Spectator Sport | 1 March 2008

Money talks in Mumbai

issue 01 March 2008

With Shilpa Shetty, Lachlan Murdoch, Aussie feist-meister Andrew Symonds and more Indian billionaires than you can shake a stump at, the eye-watering player-auction for the new Twenty20 Indian Premier League (IPL) in Mumbai last week was never going to be something tailored for the Long Room at Lord’s. But this should be good for cricket, and very good for good cricketers. Money well spent you might say.

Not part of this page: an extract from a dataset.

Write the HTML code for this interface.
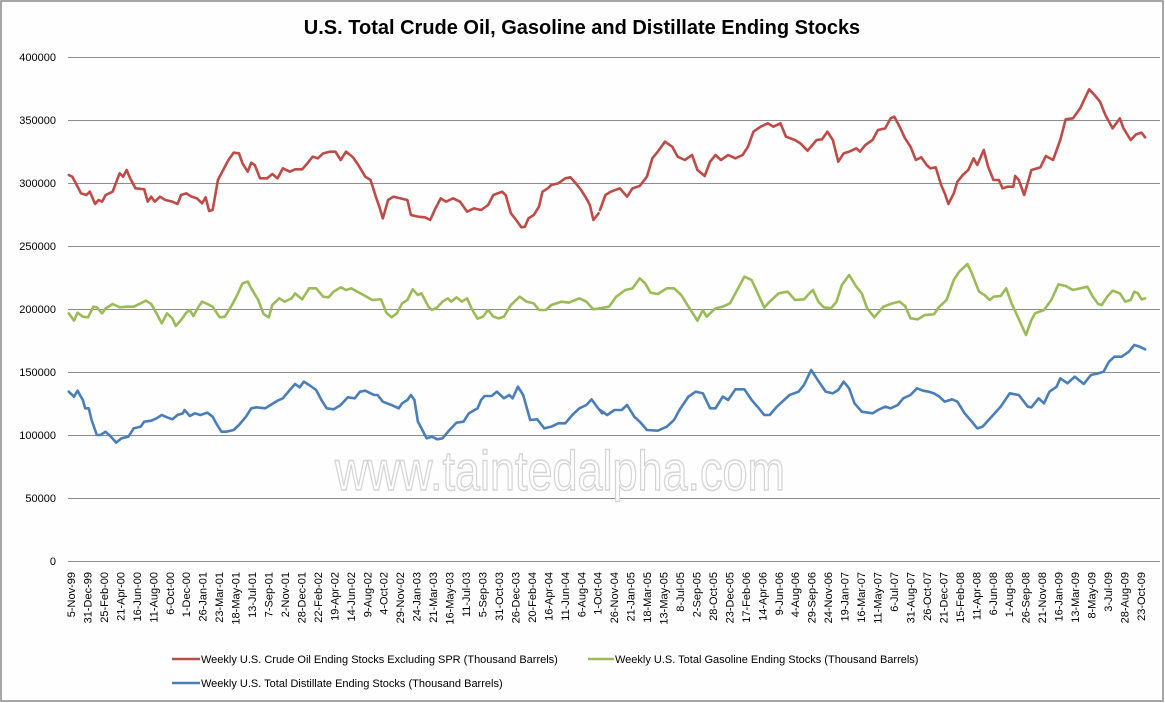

In case you missed it, some of the world’s best players were sold off to a new set of eight big-city franchises across India — Mumbai, Bangalore, Delhi, Jaipur (where young Lachlan’s Emerging Media owns the team) among others — for mind-blowing sums that put cricket on to the same sort of scale as the Premier League or American Football. India’s one-day captain and keeper M.S. Dhoni has gone (to Chennai) for £770,000 — that’s per year, for three years, for the six weeks of the League from mid-April to June. Do the math, as they say. Biggest priced non-Indian was Symonds (Hyderabad) at about £650,000. His captain Ricky Ponting went for a fraction of that. Ponts (Kolkata) of course has had a good laugh about that. Ha ha! I’m not sure it will be quite so chucklesome when they’re both playing for Australia again. And fellow-Aussie David Hussey (eh?) went for more than his much better-known Test playing brother Michael. Well, serves him right for having such an annoying nickname as ‘Mister Cricket’.

So what’s not to like? There are faint twitterings that this will mean the end of Test cricket. Oh please. Whenever there’s a controversy in sport, the answer is almost invariably television. So Twenty20 is perfect for TV: short, highly sponsored, and a big audience.